Check the feature gates enabled on apiserver and whether there are any LIST requests.
How can someone using this feature know that it is working for their instance?
Not visible to user, responses will have byte to byte equivalence.
What are the reasonable SLOs (Service Level Objectives) for the enhancement?
Latency and error rate of list requests shouldn’t regress from official targets.
What are the SLIs (Service Level Indicators) an operator can use to determine the health of the service?

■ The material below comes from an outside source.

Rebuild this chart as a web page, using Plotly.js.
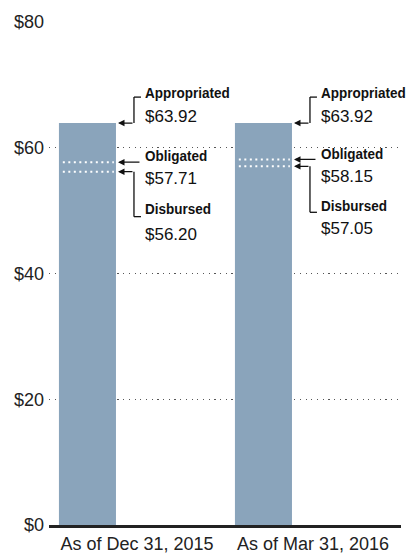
<!DOCTYPE html>
<html><head><meta charset="utf-8">
<script src="https://cdn.plot.ly/plotly-3.0.1.min.js"></script>
<style>html,body{margin:0;padding:0;background:#fff}#chart{width:413px;height:559px}</style>
</head><body><div id="chart"></div>
<script>
// ---- data ----
var periods = ["As of Dec 31, 2015", "As of Mar 31, 2016"];
var appropriated = [63.92, 63.92];
var obligated = [57.71, 58.15];
var disbursed = [56.20, 57.05];
var yTickVals = [0, 20, 40, 60, 80];
var yTickText = ["$0", "$20", "$40", "$60", "$80"];
var seriesNames = ["Appropriated", "Obligated", "Disbursed"];

// ---- style ----
var barColor = "#8aa4bb";
var barOffset = -0.4435, barWidth = 0.324;
var labelFont = {family: "Liberation Sans, Arial, sans-serif", size: 14.5, color: "#111", weight: 700};
var valueFont = {family: "Liberation Sans, Arial, sans-serif", size: 17, color: "#111"};
var condense = 0.93;
// pixel offsets of labels relative to the value they describe, per bar
var lay = [
  {apL: 30, apV: 7, obL: 6, obV: -16, diL: -37, diV: -63, diDrop: -45},
  {apL: 30, apV: 7, obL: 5, obV: -17, diL: -40, diV: -62, diDrop: -46}
];

var shapes = [], ann = [];
periods.forEach(function(p, i) {
  var xl = i + barOffset, xr = i + barOffset + barWidth;
  [obligated[i], disbursed[i]].forEach(function(v) {
    shapes.push({type: "line", xref: "x", yref: "y", x0: xl + 0.022, x1: xr - 0.012, y0: v, y1: v,
      line: {color: "#fff", width: 2, dash: "2px,3.5px"}, layer: "above"});
  });
  [appropriated[i], obligated[i], disbursed[i]].forEach(function(v, k) {
    ann.push({x: xr, y: v, xref: "x", yref: "y", text: "", showarrow: true,
      ax: (k === 1 ? 25 : 18), ay: 0, arrowhead: 2, arrowsize: 1, arrowwidth: 1.3,
      arrowcolor: "#111", standoff: 2});
  });
  var L = lay[i];
  function seg(v, x0, x1, y0, y1) {
    shapes.push({type: "line", xref: "x", yref: "y", xsizemode: "pixel", xanchor: xr, x0: x0, x1: x1,
      ysizemode: "pixel", yanchor: v, y0: y0, y1: y1, line: {color: "#111", width: 1.3}});
  }
  seg(appropriated[i], 18, 18, 0, 26);
  seg(appropriated[i], 18, 25, 26, 26);
  seg(disbursed[i], 18, 18, 0, L.diDrop);
  seg(disbursed[i], 18, 25, L.diDrop, L.diDrop);
  function lbl(txt, v, ys, font) {
    ann.push({x: xr, y: v, xref: "x", yref: "y", xanchor: "left", yanchor: "middle", align: "left",
      xshift: 28, yshift: ys, showarrow: false, text: txt, font: font, borderpad: 0});
  }
  lbl(seriesNames[0], appropriated[i], L.apL, labelFont);
  lbl("$" + appropriated[i].toFixed(2), appropriated[i], L.apV, valueFont);
  lbl(seriesNames[1], obligated[i], L.obL, labelFont);
  lbl("$" + obligated[i].toFixed(2), obligated[i], L.obV, valueFont);
  lbl(seriesNames[2], disbursed[i], L.diL, labelFont);
  lbl("$" + disbursed[i].toFixed(2), disbursed[i], L.diV, valueFont);
});

var trace = {type: "bar", x: periods, y: appropriated, marker: {color: barColor},
  offset: barOffset, width: barWidth, hoverinfo: "skip"};

var tf = {family: "Liberation Sans, Arial, sans-serif", size: 18, color: "#222"};
var layout = {
  width: 413, height: 559,
  margin: {l: 49, r: 12, t: 22, b: 34},
  paper_bgcolor: "#fff", plot_bgcolor: "#fff",
  showlegend: false,
  font: tf,
  xaxis: {type: "category", range: [-0.5, 1.5], showgrid: false, zeroline: false,
    showline: true, linecolor: "#222", linewidth: 3, ticks: "", tickfont: tf},
  yaxis: {range: [0, 80], tickvals: yTickVals, ticktext: yTickText, showgrid: true,
    gridcolor: "#555", griddash: "1.2px,4.5px", gridwidth: 1.2, zeroline: false, showline: false,
    ticks: "", ticklabelstandoff: 4, tickfont: tf},
  shapes: shapes, annotations: ann
};
Plotly.newPlot("chart", [trace], layout, {displayModeBar: false, staticPlot: true}).then(function(gd) {
  gd.querySelectorAll(".annotation-text").forEach(function(t) {
    if (seriesNames.indexOf(t.textContent) >= 0) {
      var w = t.getComputedTextLength();
      t.setAttribute("textLength", (w * condense).toFixed(1));
      t.setAttribute("lengthAdjust", "spacingAndGlyphs");
    }
  });
});
</script></body></html>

Latency and error rate of list requests.
Are there any missing metrics that would be useful to have to improve observability of this feature?
N/A
Dependencies
No
Does this feature depend on any specific services running in the cluster?
No
Scalability
Will enabling / using this feature result in any new API calls?
No
Will enabling / using this feature result in introducing new API types?
No
Will enabling / using this feature result in any new calls to the cloud provider?
No
Will enabling / using this feature result in increasing size or count of the existing API objects?
No
Will enabling / using this feature result in increasing time taken by any operations covered by existing SLIs/SLOs?
No, we expect reduction.
Will enabling / using this feature result in non-negligible increase of resource usage (CPU, RAM, disk, IO, …) in any components?
No, we expect reduction.
Can enabling / using this feature result in resource exhaustion of some node resources (PIDs, sockets, inodes, etc.)?
No
Troubleshooting
How does this feature react if the API server and/or etcd is unavailable?
N/A
What are other known failure modes?
N/A
What steps should be taken if SLOs are not being met to determine the problem?
Implementation History
Drawbacks
Maintaining around 500 lines of custom encoder code.
Alternatives
Similar benefits can be achieved using WatchList effort, however we cannot depend on all users migrating to WatchList.
Wait for json/v2 promotion from experimental, this reduces the maintenance, however it comes with even more risk.
New package comes with breaking changes, testing showed that even when enabled in v1 compatibility there might be some problems.